Code that draws figures:
****************
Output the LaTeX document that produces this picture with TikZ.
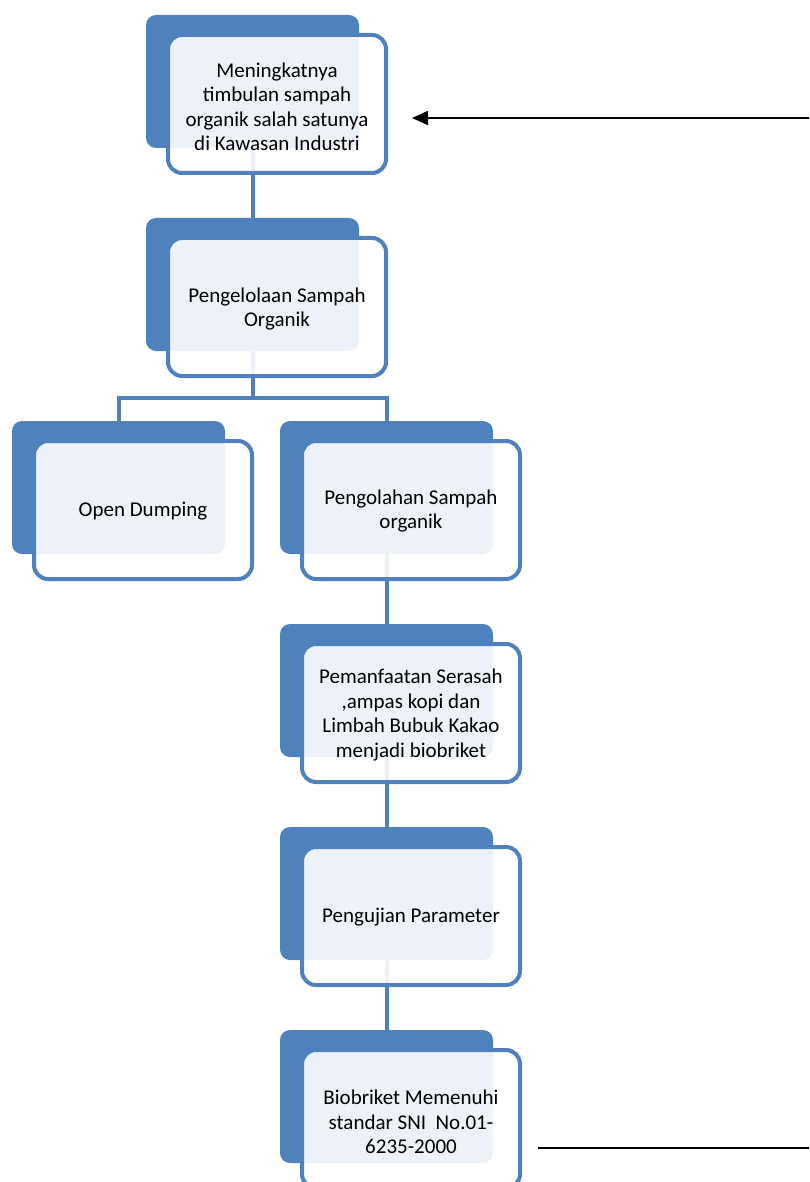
\documentclass[tikz,border=0pt]{standalone}
\usepackage{fontspec}
\setmainfont{Carlito}
\usetikzlibrary{arrows.meta}
\definecolor{sablue}{HTML}{4F81BD}
\tikzset{
  back/.style={fill=sablue, draw=none, rounded corners=10pt, minimum width=213pt, minimum height=133pt, inner sep=0pt, outer sep=0pt},
  front/.style={draw=sablue, line width=4pt, fill=white, fill opacity=0.9, rounded corners=14pt, minimum width=218pt, minimum height=138pt, inner sep=0pt, outer sep=0pt},
  txt/.style={align=center, inner sep=0pt, font=\fontsize{21pt}{24.5pt}\selectfont},
  conn/.style={draw=sablue, line width=4pt},
  pointer/.style={draw=black, line width=1.8pt}
}
\begin{document}
\begin{tikzpicture}[x=1pt,y=-1pt]
\useasboundingbox (0,0) rectangle (809,1182);
\clip (0,0) rectangle (809,1182);
% back boxes
\node[back] (b1) at (252.5,81.5) {};
\node[back] (b2) at (252.5,284.5) {};
\node[back] (b3) at (118.5,487.5) {};
\node[back] (b4) at (386.5,487.5) {};
\node[back] (b5) at (386.5,690.5) {};
\node[back] (b6) at (386.5,893.5) {};
\node[back] (b7) at (386.5,1096.5) {};
% connectors
\coordinate (j) at (252.5,398);
\draw[conn] (b1.south) -- (b2.north);
\draw[conn] (b2.south) -- (j) -| (b3.north);
\draw[conn] (j) -| (b4.north);
\draw[conn] (b4.south) -- (b5.north);
\draw[conn] (b5.south) -- (b6.north);
\draw[conn] (b6.south) -- (b7.north);
% front boxes
\node[front] (f1) at (277,104) {};
\node[front] (f2) at (277,307) {};
\node[front] (f3) at (143,510) {};
\node[front] (f4) at (411,510) {};
\node[front] (f5) at (411,713) {};
\node[front] (f6) at (411,916) {};
\node[front] (f7) at (411,1119) {};
% texts
\node[txt] (t1) at ([yshift=-3pt]f1.center) {Meningkatnya\\timbulan sampah\\organik salah satunya\\di Kawasan Industri};
\node[txt] (t2) at ([yshift=-2pt]f2.center) {Pengelolaan Sampah\\Organik};
\node[txt] (t3) at ([yshift=-1pt]f3.center) {Open Dumping};
\node[txt] (t4) at ([yshift=-1pt]f4.center) {Pengolahan Sampah\\organik};
\node[txt] (t5) at ([yshift=-2pt]f5.center) {Pemanfaatan Serasah\\,ampas kopi dan\\Limbah Bubuk Kakao\\menjadi biobriket};
\node[txt] (t6) at ([yshift=-1pt]f6.center) {Pengujian Parameter};
\node[txt] (t7) at ([yshift=-3pt]f7.center) {Biobriket Memenuhi\\standar SNI~~No.01-\\6235-2000};
% outside lines
\coordinate (arrstart) at (812,118);
\coordinate (arrend) at (412,118);
\draw[pointer, -{Triangle[length=16pt,width=14pt]}] (arrstart) -- (arrend);
\coordinate (lstart) at (538,1148);
\coordinate (lend) at (812,1148);
\draw[pointer] (lstart) -- (lend);
\end{tikzpicture}
\end{document}
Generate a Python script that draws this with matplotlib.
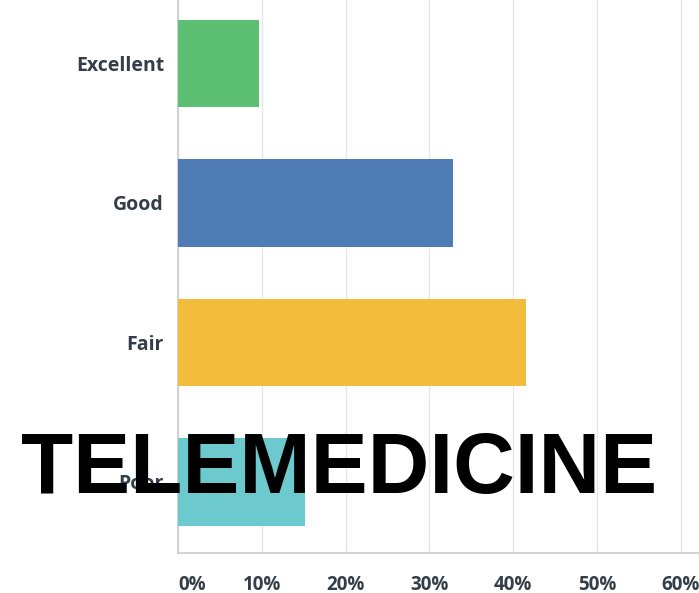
****************
TASK DIRECTIONS: For the entries above, count the lines that contain the string "this", and state that number without further comment.

WRITTEN SOLUTION: 2